Não parecem muitas, porque as exigências permanecem as mesmas desde Doha, há dois anos e meio.
O G20, por exemplo, segundo o chileno Bittar, quer que os europeus aceitem reduzir seus subsídios agrícolas sem "uma exigência rígida de acesso a mercado" (dos países em desenvolvimento).
Se os europeus aceitarem, "o G20 estaria disposto a ser mais flexível", relata Bittar.
A firmeza com que os europeus cobram abertura que compense o seu lance agrícola indica que esse tipo de barganha não está à vista.
Os Estados Unidos, por sua vez, ao mesmo tempo em que aceitam a proposta européia, cobram também movimento tanto do Japão (ainda mais protecionista na agricultura) como do G20, que, segundo Zoellick, é ágil em rejeitar as propostas de redução tarifária dos países ricos, mas não consegue apresentar sua própria alternativa.
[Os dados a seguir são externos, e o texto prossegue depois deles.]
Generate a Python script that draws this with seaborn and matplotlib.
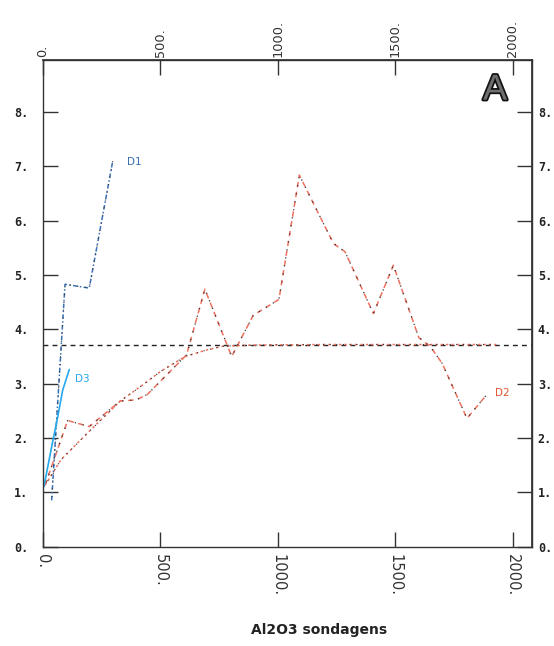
import matplotlib
matplotlib.use("Agg")
import matplotlib.pyplot as plt
import matplotlib.patheffects as pe
import numpy as np
import pandas as pd
import seaborn as sns

# --- series values -------------------------------------------------------
d1_x = [38, 95, 198, 298]
d1_y = [0.85, 4.83, 4.76, 7.10]

d3_x = [5, 45, 64, 85, 113]
d3_y = [1.10, 1.99, 2.39, 2.88, 3.26]

d2_x = [10, 106, 198, 330, 397, 445, 612, 690, 804, 896, 1005, 1092,
        1237, 1286, 1407, 1492, 1600, 1650, 1700, 1805, 1890]
d2_y = [1.13, 2.32, 2.21, 2.68, 2.70, 2.80, 3.53, 4.74, 3.50, 4.26, 4.55, 6.84,
        5.58, 5.43, 4.29, 5.18, 3.85, 3.68, 3.37, 2.36, 2.80]

# running mean of D2
mean_x = [10, 78, 200, 330, 414, 500, 606, 698, 768, 900, 1200, 1500, 1930]
mean_y = [1.13, 1.60, 2.13, 2.68, 2.94, 3.22, 3.50, 3.62, 3.69, 3.71, 3.72, 3.72, 3.72]

mean_level = 3.72

series_labels = ["D1", "D2", "D3"]
x_ticks = [0, 500, 1000, 1500, 2000]
x_tick_labels = ["0.", "500.", "1000.", "1500.", "2000."]
y_ticks = [0, 1, 2, 3, 4, 5, 6, 7, 8]
y_tick_labels = [f"{v}." for v in y_ticks]
x_title = "Al2O3 sondagens"
panel_letter = "A"

# --- figure --------------------------------------------------------------
sns.set_theme(style="white")
plt.rcParams["font.family"] = ["DejaVu Sans"]

fig = plt.figure(figsize=(5.54, 6.46), dpi=100)
ax = fig.add_axes([0.0771, 0.154, 0.8837, 0.7531])

df1 = pd.DataFrame({"x": d1_x, "y": d1_y})
df2 = pd.DataFrame({"x": d2_x, "y": d2_y})
df3 = pd.DataFrame({"x": d3_x, "y": d3_y})
dfm = pd.DataFrame({"x": mean_x, "y": mean_y})

blue_dark = "#3a6fb5"
blue_light = "#27a8ec"
red = "#f0705e"
ink = "#333333"

# horizontal mean level
ax.axhline(mean_level, color="#222222", lw=1.0, linestyle=(0, (3.5, 3)))

# running mean: red dots with black dots between
sns.lineplot(data=dfm, x="x", y="y", sort=False, estimator=None, ax=ax,
             color=red, lw=1.1, linestyle=(0, (1.5, 2.0)))
sns.lineplot(data=dfm, x="x", y="y", sort=False, estimator=None, ax=ax,
             color=ink, lw=0.8, linestyle=(1.75, (1.0, 5.0)))

# D2: red dashes alternating with black dots
sns.lineplot(data=df2, x="x", y="y", sort=False, estimator=None, ax=ax,
             color=red, lw=1.1, linestyle=(0, (3.5, 3.0)))
sns.lineplot(data=df2, x="x", y="y", sort=False, estimator=None, ax=ax,
             color=ink, lw=0.9, linestyle=(4.3, (1.0, 5.5)))

# D1: blue dash-dot
sns.lineplot(data=df1, x="x", y="y", sort=False, estimator=None, ax=ax,
             color=blue_dark, lw=1.1, linestyle=(0, (3, 1.5, 1, 1.5)))
sns.lineplot(data=df1, x="x", y="y", sort=False, estimator=None, ax=ax,
             color=ink, lw=0.8, linestyle=(4, (1, 6)))

# D3: light blue solid
sns.lineplot(data=df3, x="x", y="y", sort=False, estimator=None, ax=ax,
             color=blue_light, lw=1.2)

# series labels
ax.text(357, 7.08, series_labels[0], color=blue_dark, fontsize=7.5,
        ha="left", va="center")
ax.text(139, 3.08, series_labels[2], color=blue_light, fontsize=7.5,
        ha="left", va="center")
ax.text(1925, 2.82, series_labels[1], color="#e0582c", fontsize=7.5,
        ha="left", va="center")

# panel letter
ax.text(0.924, 0.938, panel_letter, transform=ax.transAxes, fontsize=26,
        ha="center", va="center", color="#6e6e6e", family="Liberation Sans",
        path_effects=[pe.withStroke(linewidth=2.5, foreground="#111111")])

# --- axes ----------------------------------------------------------------
ax.set_xlim(0, 2083)
ax.set_ylim(0, 8.96)
ax.set_xlabel("")
ax.set_ylabel("")

for s in ax.spines.values():
    s.set_visible(True)
    s.set_color(ink)
    s.set_linewidth(1.0)

ax.set_xticks(x_ticks)
ax.set_xticklabels(x_tick_labels, rotation=270, fontsize=10.5,
                   ha="center", va="top", color=ink)
ax.set_yticks(y_ticks)
ax.set_yticklabels(y_tick_labels, fontsize=8.5, family="DejaVu Sans Mono",
                   fontweight="bold", color="#222222")
ax.tick_params(axis="x", direction="in", length=11, width=1.0, color=ink,
               pad=5.4, bottom=True, top=False)
ax.tick_params(axis="y", direction="in", length=10.5, width=1.0, color=ink,
               pad=10.4, left=True, right=False)

top = ax.secondary_xaxis("top")
top.set_xticks(x_ticks)
top.set_xticklabels(x_tick_labels, rotation=90, fontsize=9.3,
                    ha="center", va="bottom", color=ink)
top.tick_params(axis="x", direction="in", length=11, width=1.0,
                color=ink, pad=2.5)
top.spines["top"].set_color(ink)

right = ax.secondary_yaxis("right")
right.set_yticks(y_ticks)
right.set_yticklabels(y_tick_labels, fontsize=8.5, family="DejaVu Sans Mono",
                      fontweight="bold", color="#222222")
right.tick_params(axis="y", direction="in", length=10.5, width=1.0,
                  color=ink, pad=4.0)
right.spines["right"].set_color(ink)

fig.text(319 / 554, 1 - 630 / 646, x_title, ha="center", va="center",
         fontsize=10, fontweight="bold", color="#222222")

fig.savefig("out.png", dpi=100, facecolor="white")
Nesse ponto tem razão, tanto que o G20 na reunião de ontem decidiu preparar uma proposta para a redução de tarifas não-agrícolas, ao julgar que o modelo defendido por Estados Unidos e Europa "está morto", como afirma o chanceler brasileiro Celso Amorim.
Mas a proposta alternativa não estará pronta para o novo balé de hoje em Paris.